The girl and a male camper reportedly took a moment behind the arts and crafts building to share a kiss, according to the suit.

According to the girl’s lawyer, Rosemarie Arnold, kissing is not against the rules at the camp.

 

But Arnold said the girl was publicly humiliated and expelled from the camp the next morning by the camp director, Sue Lein. Her parents were called and told to pick her up at the edge of camp, where she was escorted by an armed and uniformed police officer, Arnold said.

 

The relationship between the girl and boy “became the summer romance that most teens yearn for,” the lawsuit said.

“This summer romance made plaintiff Jane, a child of divorced parents who suffers from anxiety, obsessive compulsive disorder and treats with a psychiatrist and medications, and who always felt insecure and inferior to her peers, feel confident and beautiful for the very first time in her life,” the lawsuit said.

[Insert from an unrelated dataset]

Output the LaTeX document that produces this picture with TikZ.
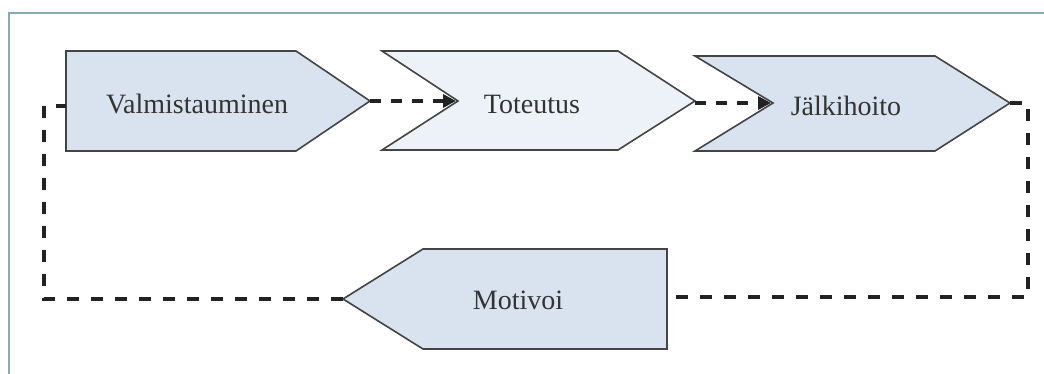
\documentclass[tikz,border=0pt]{standalone}
\usepackage{fontspec}
\setmainfont{Liberation Serif}
\usetikzlibrary{arrows.meta}
\definecolor{framec}{HTML}{8AA8B5}
\definecolor{boxfill}{HTML}{D9E3F0}
\definecolor{boxlight}{HTML}{EDF2F9}
\definecolor{edgec}{HTML}{444444}
\definecolor{textc}{HTML}{333333}
\definecolor{dashc}{HTML}{222222}
\tikzset{
  shapebox/.style={draw=edgec, line width=1.6pt, line join=miter},
  label/.style={text=textc, font=\fontsize{28}{33}\selectfont, inner sep=0pt},
  flow/.style={draw=dashc, line width=3.5pt, dash pattern=on 12pt off 12pt},
  flowarrow/.style={flow, dash pattern=on 11pt off 10pt, -{Triangle[length=13pt,width=13pt]}}
}
\begin{document}
\begin{tikzpicture}[x=1pt,y=-1pt]
\useasboundingbox (0,0) rectangle (1044,374);
\fill[white] (0,0) rectangle (1044,374);
\draw[framec, line width=2pt] (9,13) rectangle (1070,400);

% shapes
\draw[shapebox, fill=boxfill] (66,51) -- (296,51) -- (370,101) -- (296,151) -- (66,151) -- cycle;
\draw[shapebox, fill=boxlight] (382,51) -- (618,51) -- (695,101) -- (618,150) -- (382,150) -- (458,101) -- cycle;
\draw[shapebox, fill=boxfill] (695,56) -- (935,56) -- (1010,103) -- (935,151) -- (695,151) -- (773,103) -- cycle;
\draw[shapebox, fill=boxfill] (423,249) -- (667,249) -- (667,349) -- (423,349) -- (343,299) -- cycle;

% named points
\coordinate (v-tip) at (370,101);
\coordinate (v-in) at (66,106);
\coordinate (t-notch) at (456,101);
\coordinate (t-tip) at (695,103);
\coordinate (j-notch) at (771,103);
\coordinate (j-tip) at (1010,103);
\coordinate (m-east) at (667,297);
\coordinate (m-tip) at (343,299);

% labels
\node[label] (v) at (197,104) {Valmistauminen};
\node[label] (t) at (532,104) {Toteutus};
\node[label] (j) at (846,106) {Jälkihoito};
\node[label] (m) at (518,300) {Motivoi};

% connectors
\draw[flowarrow] (v-tip) -- (t-notch);
\draw[flowarrow] (t-tip) -- (j-notch);
\draw[flow] (j-tip) -- ++(18,0) |- (m-east);
\draw[flow] (m-tip) -| ([xshift=-22pt]v-in) -- (v-in);
\end{tikzpicture}
\end{document}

Male counselors at the camp had encouraged the boy to kiss the girl, according to the lawsuit. A camp handbook does not prohibit kissing, the suit said.

The lawsuit seeks more than $600,000 in damages, alleging negligent infliction of emotional distress, defamation and other claims.

Neither the girl nor her parents are named in the suit. The boy was also kicked out of camp.

Sue Lein, the camp director, declined to comment.